◆ Supplied records:
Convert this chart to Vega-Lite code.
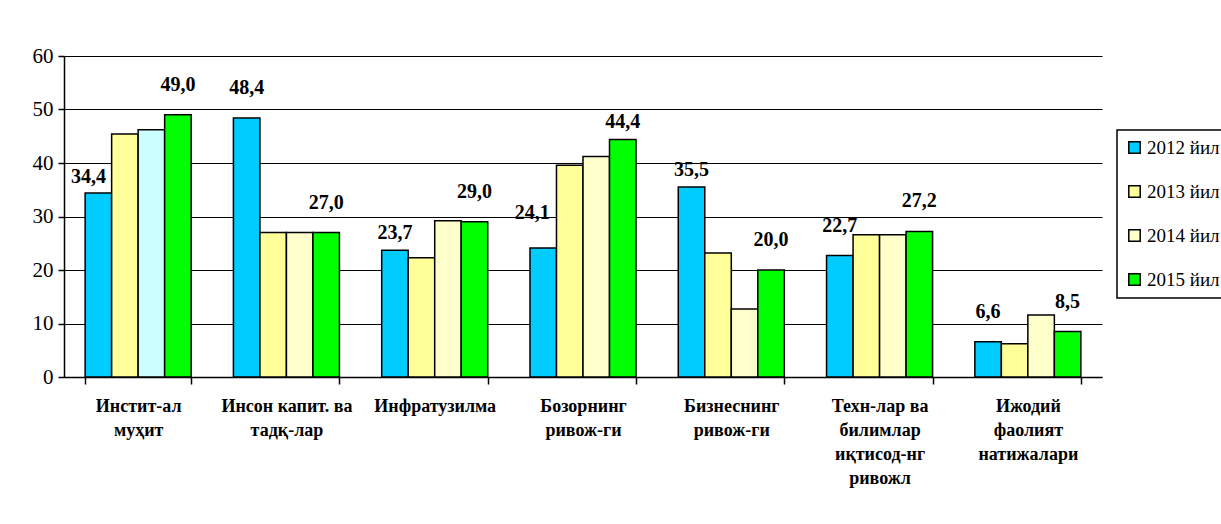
--
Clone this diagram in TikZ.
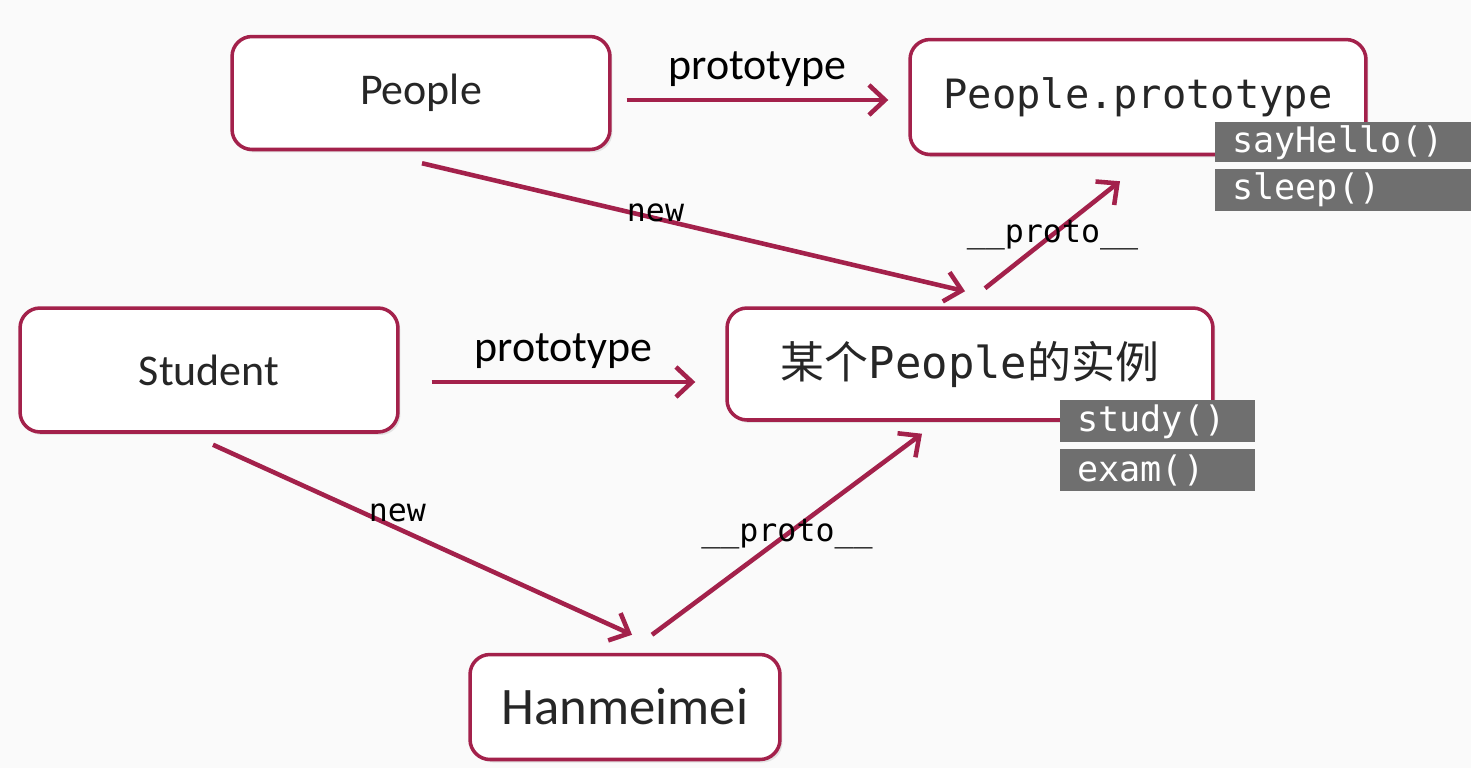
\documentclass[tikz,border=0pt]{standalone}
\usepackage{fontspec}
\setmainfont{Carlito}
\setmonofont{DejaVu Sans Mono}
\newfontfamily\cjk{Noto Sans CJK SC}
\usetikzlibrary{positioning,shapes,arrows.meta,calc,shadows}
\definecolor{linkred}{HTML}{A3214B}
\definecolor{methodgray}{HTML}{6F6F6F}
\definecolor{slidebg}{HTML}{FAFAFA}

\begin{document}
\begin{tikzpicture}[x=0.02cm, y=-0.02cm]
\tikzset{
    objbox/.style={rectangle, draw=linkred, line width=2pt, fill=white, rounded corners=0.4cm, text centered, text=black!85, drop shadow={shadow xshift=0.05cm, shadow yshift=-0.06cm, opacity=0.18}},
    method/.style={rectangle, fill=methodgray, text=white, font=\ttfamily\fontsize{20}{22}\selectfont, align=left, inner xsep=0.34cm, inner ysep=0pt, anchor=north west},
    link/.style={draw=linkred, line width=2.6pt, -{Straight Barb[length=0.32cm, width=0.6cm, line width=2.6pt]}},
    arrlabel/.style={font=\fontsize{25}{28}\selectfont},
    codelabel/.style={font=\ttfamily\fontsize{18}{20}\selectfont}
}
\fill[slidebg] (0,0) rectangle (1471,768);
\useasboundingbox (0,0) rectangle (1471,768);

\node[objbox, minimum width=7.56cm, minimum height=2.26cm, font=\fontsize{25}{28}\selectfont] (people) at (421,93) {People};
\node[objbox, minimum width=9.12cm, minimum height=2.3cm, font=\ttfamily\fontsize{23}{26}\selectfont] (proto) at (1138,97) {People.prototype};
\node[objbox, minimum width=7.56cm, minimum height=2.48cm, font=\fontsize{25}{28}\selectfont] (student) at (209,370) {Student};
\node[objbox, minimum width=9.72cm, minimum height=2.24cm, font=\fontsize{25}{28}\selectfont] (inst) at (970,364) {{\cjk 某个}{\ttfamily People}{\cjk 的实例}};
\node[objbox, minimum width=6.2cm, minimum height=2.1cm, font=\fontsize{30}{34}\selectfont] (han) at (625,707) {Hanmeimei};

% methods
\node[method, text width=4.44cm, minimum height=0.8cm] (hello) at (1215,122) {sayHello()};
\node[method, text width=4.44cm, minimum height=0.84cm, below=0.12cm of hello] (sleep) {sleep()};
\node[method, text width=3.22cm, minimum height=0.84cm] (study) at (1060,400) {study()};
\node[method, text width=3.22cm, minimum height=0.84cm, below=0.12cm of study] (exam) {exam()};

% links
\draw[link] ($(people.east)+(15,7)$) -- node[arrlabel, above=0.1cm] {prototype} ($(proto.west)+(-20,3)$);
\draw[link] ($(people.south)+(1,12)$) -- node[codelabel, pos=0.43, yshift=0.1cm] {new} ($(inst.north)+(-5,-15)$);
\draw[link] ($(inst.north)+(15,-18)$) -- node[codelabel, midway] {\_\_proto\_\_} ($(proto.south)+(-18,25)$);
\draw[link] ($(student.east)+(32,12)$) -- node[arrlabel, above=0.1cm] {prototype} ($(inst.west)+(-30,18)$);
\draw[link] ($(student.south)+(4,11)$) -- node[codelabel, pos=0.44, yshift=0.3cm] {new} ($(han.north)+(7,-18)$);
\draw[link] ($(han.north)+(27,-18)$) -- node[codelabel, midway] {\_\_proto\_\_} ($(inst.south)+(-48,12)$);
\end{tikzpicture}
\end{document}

◆ Aim:
Start with the line that includes "Clone this diagram in TikZ." and finish with the line that includes "below=0.12cm of study]": reproduce those lines exactly, nothing before or after, and omit any pictures.

◆ Task solution:
Clone this diagram in TikZ.
\documentclass[tikz,border=0pt]{standalone}
\usepackage{fontspec}
\setmainfont{Carlito}
\setmonofont{DejaVu Sans Mono}
\newfontfamily\cjk{Noto Sans CJK SC}
\usetikzlibrary{positioning,shapes,arrows.meta,calc,shadows}
\definecolor{linkred}{HTML}{A3214B}
\definecolor{methodgray}{HTML}{6F6F6F}
\definecolor{slidebg}{HTML}{FAFAFA}

\begin{document}
\begin{tikzpicture}[x=0.02cm, y=-0.02cm]
\tikzset{
    objbox/.style={rectangle, draw=linkred, line width=2pt, fill=white, rounded corners=0.4cm, text centered, text=black!85, drop shadow={shadow xshift=0.05cm, shadow yshift=-0.06cm, opacity=0.18}},
    method/.style={rectangle, fill=methodgray, text=white, font=\ttfamily\fontsize{20}{22}\selectfont, align=left, inner xsep=0.34cm, inner ysep=0pt, anchor=north west},
    link/.style={draw=linkred, line width=2.6pt, -{Straight Barb[length=0.32cm, width=0.6cm, line width=2.6pt]}},
    arrlabel/.style={font=\fontsize{25}{28}\selectfont},
    codelabel/.style={font=\ttfamily\fontsize{18}{20}\selectfont}
}
\fill[slidebg] (0,0) rectangle (1471,768);
\useasboundingbox (0,0) rectangle (1471,768);

\node[objbox, minimum width=7.56cm, minimum height=2.26cm, font=\fontsize{25}{28}\selectfont] (people) at (421,93) {People};
\node[objbox, minimum width=9.12cm, minimum height=2.3cm, font=\ttfamily\fontsize{23}{26}\selectfont] (proto) at (1138,97) {People.prototype};
\node[objbox, minimum width=7.56cm, minimum height=2.48cm, font=\fontsize{25}{28}\selectfont] (student) at (209,370) {Student};
\node[objbox, minimum width=9.72cm, minimum height=2.24cm, font=\fontsize{25}{28}\selectfont] (inst) at (970,364) {{\cjk 某个}{\ttfamily People}{\cjk 的实例}};
\node[objbox, minimum width=6.2cm, minimum height=2.1cm, font=\fontsize{30}{34}\selectfont] (han) at (625,707) {Hanmeimei};

% methods
\node[method, text width=4.44cm, minimum height=0.8cm] (hello) at (1215,122) {sayHello()};
\node[method, text width=4.44cm, minimum height=0.84cm, below=0.12cm of hello] (sleep) {sleep()};
\node[method, text width=3.22cm, minimum height=0.84cm] (study) at (1060,400) {study()};
\node[method, text width=3.22cm, minimum height=0.84cm, below=0.12cm of study] (exam) {exam()};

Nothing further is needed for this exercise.